IN THE FINAL analysis, North-South economic conflict is neither endemic, structural nor inevitable. Free trade is not something the North unilaterally imposes on the South; witness the number of developing countries from Central and South America, Africa, Asia and the Middle East lining up at the door of the U.S. Trade Representative to negotiate bilateral FTAs because their leaders believe these agreements will benefit their people.2 However, because only a small fraction of countries will participate in such FTAs, all WTO members would do well to eschew the confrontational posturing tactics and rhetoric of refusal that led nowhere in the past (at UNCTAD) and have currently stalemated the WTO process. As of this writing a few weeks after Cancun, some developing countries are already beginning to realize the magnitude of their miscalculation: a number of Latin American countries have broken ranks with the G-21, and Asia-Pacific Economic Cooperation (APEC) leaders meeting in Bangkok in October reaffirmed their commitment to the Doha Development Agenda, and willingness to work from the Cancun text. A WTO stock-taking session is planned for mid-December in Geneva.

It remains to be seen whether pride will ultimately give way to pragmatism in the WTO, and whether the necessary momentum and political will can be summoned to reverse the sorry Cancun outcome. Although a trading system crisscrossed by a patchwork of bilateral deals is less preferable to a global system of rules for all parties, the reality is that the United States, the EU and a few other developed countries and regional powers are big enough to take care of their own market access interests in a post-Cancun trade bargaining free-for-all. Rather, it is developing countries with less bilateral bargaining power and few viable alternatives for development that have the greatest stake in re-energizing the WTO and helping the Doha Agenda eventually to succeed.

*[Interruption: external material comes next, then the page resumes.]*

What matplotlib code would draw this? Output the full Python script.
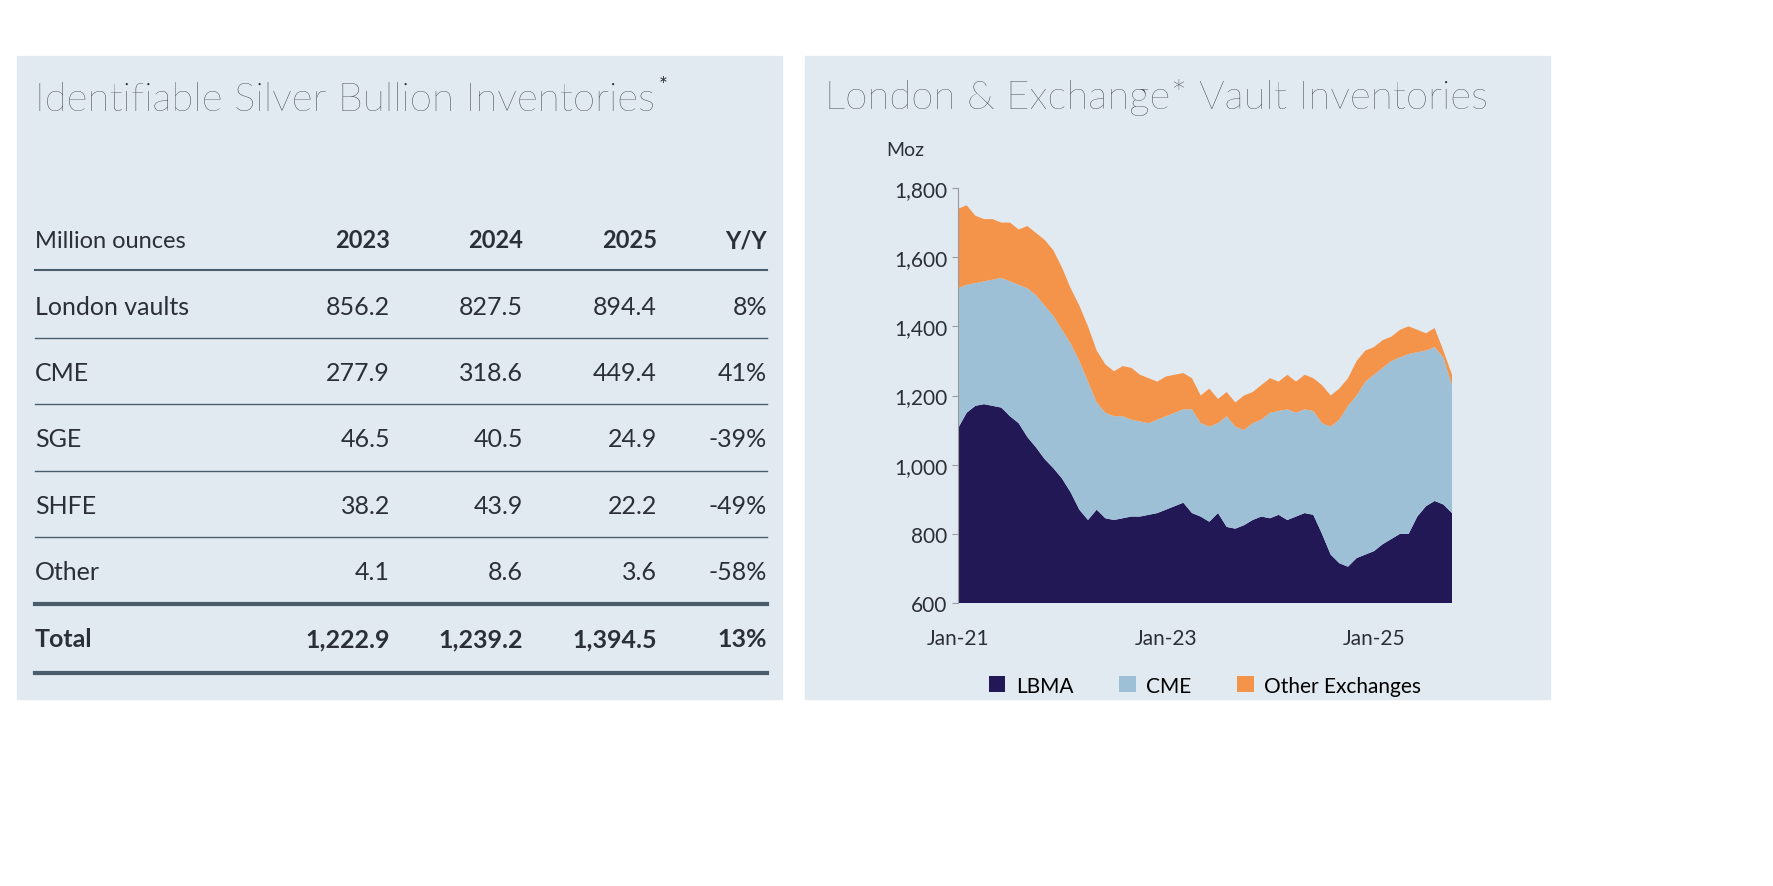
import numpy as np
import matplotlib.pyplot as plt
from matplotlib.patches import Rectangle

# Tabela da esquerda
colunas = ["2023", "2024", "2025", "Y/Y"]
linhas = ["London vaults", "CME", "SGE", "SHFE", "Other"]
valores = [
    ["856.2", "827.5", "894.4", "8%"],
    ["277.9", "318.6", "449.4", "41%"],
    ["46.5", "40.5", "24.9", "-39%"],
    ["38.2", "43.9", "22.2", "-49%"],
    ["4.1", "8.6", "3.6", "-58%"],
]
total = ["1,222.9", "1,239.2", "1,394.5", "13%"]

# Gráfico da direita: meses de Jan-21 a Oct-25, níveis acumulados (Moz)
meses = np.arange(58)
lbma = [1105, 1150, 1170, 1175, 1170, 1165, 1140, 1120, 1080, 1050, 1016, 990, 960, 920, 870, 840,
        870, 845, 840, 845, 850, 850, 855, 860, 870, 880, 890, 860, 850, 835, 860, 820,
        815, 825, 840, 850, 845, 855, 840, 850, 860, 855, 800, 740, 715, 705, 730, 740,
        750, 770, 785, 800, 800, 850, 880, 895, 885, 860]
topo_cme = [1510, 1520, 1525, 1530, 1535, 1540, 1530, 1520, 1510, 1490, 1460, 1430, 1390, 1350, 1300, 1240,
            1180, 1150, 1140, 1140, 1130, 1125, 1120, 1130, 1140, 1150, 1160, 1160, 1120, 1110, 1120, 1140,
            1110, 1100, 1120, 1130, 1150, 1155, 1160, 1150, 1160, 1155, 1120, 1110, 1130, 1170, 1200, 1240,
            1260, 1280, 1300, 1310, 1320, 1325, 1330, 1340, 1310, 1230]
topo_total = [1740, 1750, 1720, 1710, 1710, 1700, 1700, 1680, 1690, 1670, 1650, 1620, 1570, 1510, 1460, 1400,
              1330, 1290, 1270, 1285, 1280, 1260, 1250, 1240, 1255, 1260, 1265, 1250, 1200, 1220, 1190, 1210,
              1180, 1200, 1210, 1230, 1250, 1240, 1260, 1240, 1260, 1250, 1230, 1200, 1220, 1250, 1300, 1330,
              1340, 1360, 1370, 1390, 1400, 1390, 1380, 1395, 1330, 1260]
cme = np.array(topo_cme) - np.array(lbma)
outras = np.array(topo_total) - np.array(topo_cme)

W, H = 1774, 887
plt.rcParams['font.family'] = ['Lato', 'DejaVu Sans']
fig = plt.figure(figsize=(17.74, 8.87), dpi=100)

def fx(x): return x / W
def fy(y): return 1 - y / H

painel = "#e1eaf1"
fig.patches.append(Rectangle((fx(17), fy(700)), fx(765), 643 / H, transform=fig.transFigure, color=painel, zorder=-10))
fig.patches.append(Rectangle((fx(805), fy(700)), fx(745), 643 / H, transform=fig.transFigure, color=painel, zorder=-10))

texto = "#2b2f36"
titulo = fig.text(fx(35), fy(100), "Identifiable Silver Bullion Inventories", fontsize=29, color=texto,
                  fontweight="light", va="center")
fig.canvas.draw()
fim = titulo.get_window_extent().x1 / W
fig.text(fim + 0.002, fy(86), "*", fontsize=15, color=texto, va="center")

xs = [390, 523, 657, 767]
fig.text(fx(35), fy(241), "Million ounces", fontsize=17, color=texto, va="center")
for x, c in zip(xs, colunas):
    fig.text(fx(x), fy(241), c, fontsize=17, color=texto, va="center", ha="right", fontweight="bold")
ys = [308, 374, 440, 507, 573]
for y, nome, vals in zip(ys, linhas, valores):
    fig.text(fx(35), fy(y), nome, fontsize=18, color=texto, va="center")
    for x, v in zip(xs, vals):
        fig.text(fx(x), fy(y), v, fontsize=18, color=texto, va="center", ha="right")
fig.text(fx(35), fy(640), "Total", fontsize=18, color=texto, va="center", fontweight="bold")
for x, v in zip(xs, total):
    fig.text(fx(x), fy(640), v, fontsize=18, color=texto, va="center", ha="right", fontweight="bold")

linha = "#4a5d6c"
for y, lw in [(271, 1.5), (339, 1), (405, 1), (472, 1), (538, 1), (605, 3), (674, 3)]:
    fig.add_artist(plt.Line2D([fx(35), fx(767)], [fy(y), fy(y)], color=linha, lw=lw, transform=fig.transFigure))

# Gráfico
fig.text(fx(825), fy(97), "London & Exchange* Vault Inventories", fontsize=29, color=texto,
         fontweight="light", va="center")
fig.text(fx(905), fy(151), "Moz", fontsize=14, color=texto, ha="center", va="center")

ax = fig.add_axes([fx(958), fy(604), 494 / W, 415 / H])
ax.set_facecolor("none")
ax.stackplot(meses, lbma, cme, outras, colors=["#231856", "#9ec0d7", "#f4944b"],
             labels=["LBMA", "CME", "Other Exchanges"], lw=0)
ax.set_xlim(0, 57)
ax.set_ylim(600, 1800)
ax.set_yticks(range(600, 1801, 200))
ax.set_yticklabels([f"{v:,}" for v in range(600, 1801, 200)])
ax.set_xticks([0, 24, 48])
ax.set_xticklabels(["Jan-21", "Jan-23", "Jan-25"])
for s in ["top", "right", "bottom"]:
    ax.spines[s].set_visible(False)
ax.spines["left"].set_color("#9a9a9a")
ax.tick_params(axis="y", labelsize=15, colors="#9a9a9a", labelcolor=texto, length=4)
ax.tick_params(axis="x", labelsize=15, labelcolor=texto, length=0, pad=18)
ax.legend(loc="upper center", bbox_to_anchor=(0.5, -0.13), ncol=3, frameon=False, fontsize=15,
          handlelength=0.8, handleheight=0.8, columnspacing=2.2, handletextpad=0.5)

fig.savefig("out.png", dpi=100)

1 The original GATT signatories were Australia, Belgium, Brazil, Burma, Canada, Ceylon, Chile, China, Cuba, Czechoslovakia, France, India, Lebanon, Luxembourg, the Netherlands, New Zealand, Norway, Pakistan, Southern Rhodesia, Syria, South Africa, the United Kingdom and the United States of America.

2 The United States recently concluded FTAs with Singapore and Chile, and is negotiating FTAs with the Central American countries of Costa Rica, El Salvador, Guatemala, Honduras, Nicaragua, as well as the Dominican Republic; five nations in the South African Customs Union, including Botswana, Lesotho, Namibia, South Africa and Swaziland; Australia; Morocco; and Bahrain. In October, President Bush announced in Bangkok Washington's intent to negotiate FTAs with Panama and with the Andean countries of Colombia, Peru, Ecuador and Bolivia.

Dr. Christina Sevilla is a professorial lecturer at the George Washington University Elliott School of International Affairs and a former MacArthur Fellow at the Weatherhead Center for International Affairs at Harvard University. She works at the Office of the U.S. Trade Representative as Director for Intergovernmental Affairs and Public Liaison. The views expressed in this essay are entirely her own and do not necessarily represent the views of the agency.